Aku ingat betul, ketika masih kecil tinggal dengan nenek dan kakek di kampung halaman di Ba' Binuang, Krayan Tengah. Aku sering diajak kakek pergi ke sawah melihat Bubuh (Alat penangkap ikan tradisional), biasanya berlanjut ke laman kerbau, saat itu kakek juga memelihara banyak sekali kerbau. Karena itu, kami harus pergi pagi-pagi betul. Sebab itu lah, pukul 5 subuh kakek sudah membangunkan aku.

Sebagai seorang anak yang masih kelas 2 SD saat itu, tentulah aku merasa bahwa waktunya untuk berselimut, karena kemarin main seharian dengan teman-teman. Pikir aku, datang ke sawah pagi-pagi itu membuat aku bosan dan itu menjadi suatu hal yang malas untuk dilakukan--apalagi pagi hari.

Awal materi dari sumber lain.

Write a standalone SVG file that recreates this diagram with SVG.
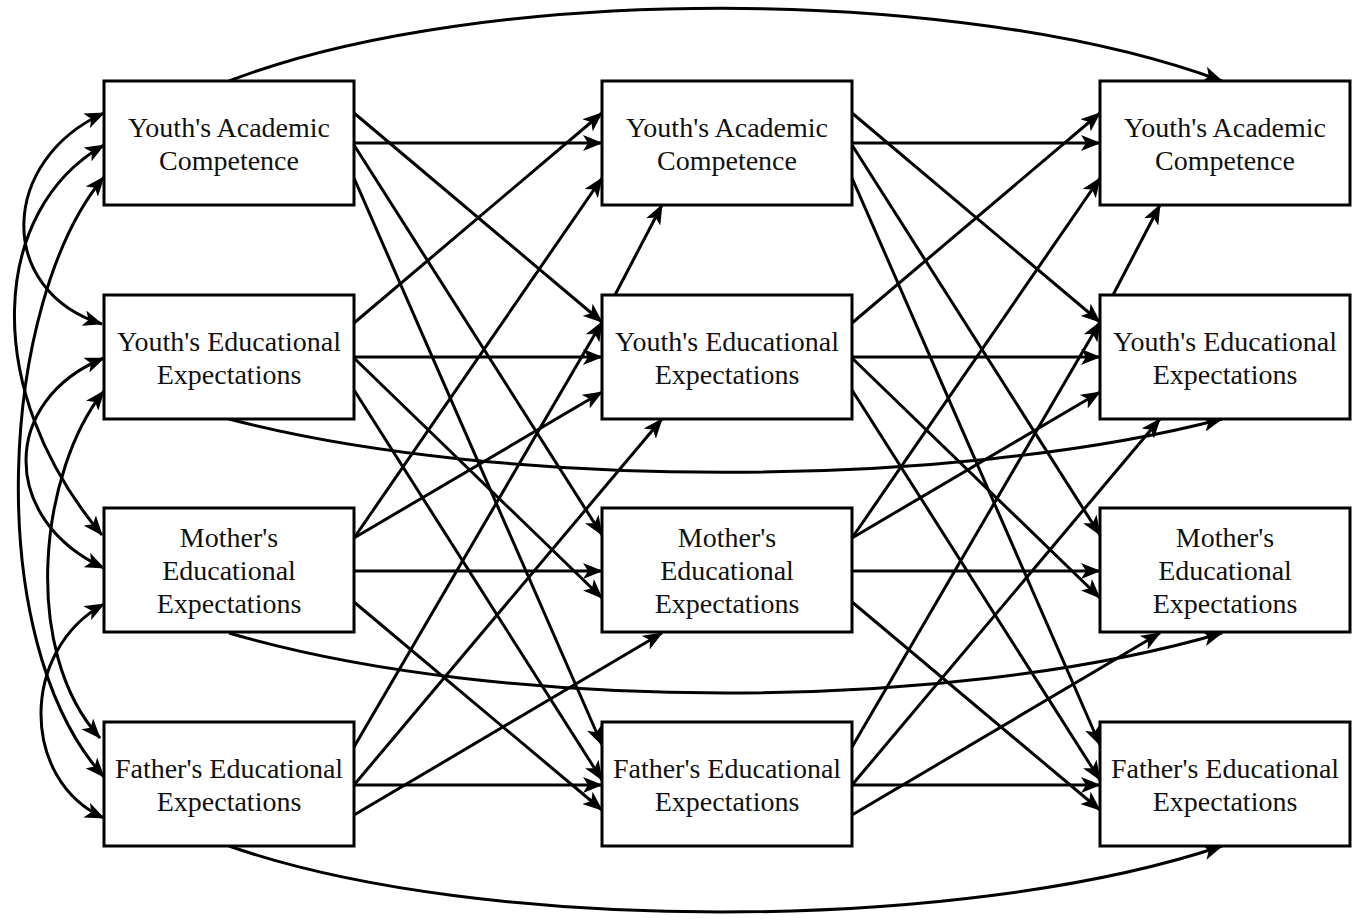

Perjalanan ke sawah, harus melewati beberapa bukit, jalan setapak yang becek, bahkan kami harus melewati beberapa sawah masyarakat lainnya sebelum tiba di sawah milik kakek. Hal yang paling aku tunggu- tunggu ialah ketika sampai di pematang sawah, melangkah kaki kecil ke tempat di mana kakek memasang bubuh.

Aku menarik bubuh itu dari dalam air, dan mendapati banyak sekali ikan kecil maupun ikan besar yang terperangkap di dalam bubuh tersebut. Aku sangat bergembira, sekaligus melupakan keinginan aku untuk kembali tidur.

Sambil mengeluarkan ikan-ikan dari perangkapnya, kakek bercerita tentang orang rajin. Katanya begini, "Me ba Peh Kukud So', Meba Teh Taang So." Artinya, biasanya orang rajin pasti kakinya kotor dan mulutnya pun basah. Dalam pikiran, aku mencoba mencernai kata-kata itu.

Nah, berkaitan dengan kata-kata yang ditulis oleh Bapak Gat Khaleb di atas mengingatkan aku ke memori masa kecil yang begitu lugu itu. Di didik untuk mengerti, mengetahui sampai melakukan. Yaitu dengan menerapkannya dalam kehidupan sehari-hari, atau menjadikan nilai luhur itu sebagai bagian dari cara kita dalam bertindak dan berprilaku. Kemudian nilai itu dapat diwariskan kepada generasi berikutnya. Artinya nilai itu telah melekat, bahkan hidup dalam diri masyarakat kita sampai hari ini. Tidak hanya dalam perilaku hidup, tetapi juga komunitas, bahkan dalam perilaku berorganisasi.

Kemudian ditambah lagi satu ungkapan nilai leluhur dari bapak Darius Yus, "Taga Na'am Neh Me Ko' Bera. Buda Na'am Neh Me Ko' Luba." yang artinya, Kecantikan tidak akan menjadi beras. Kulit putih tidak akan menjadi nasi.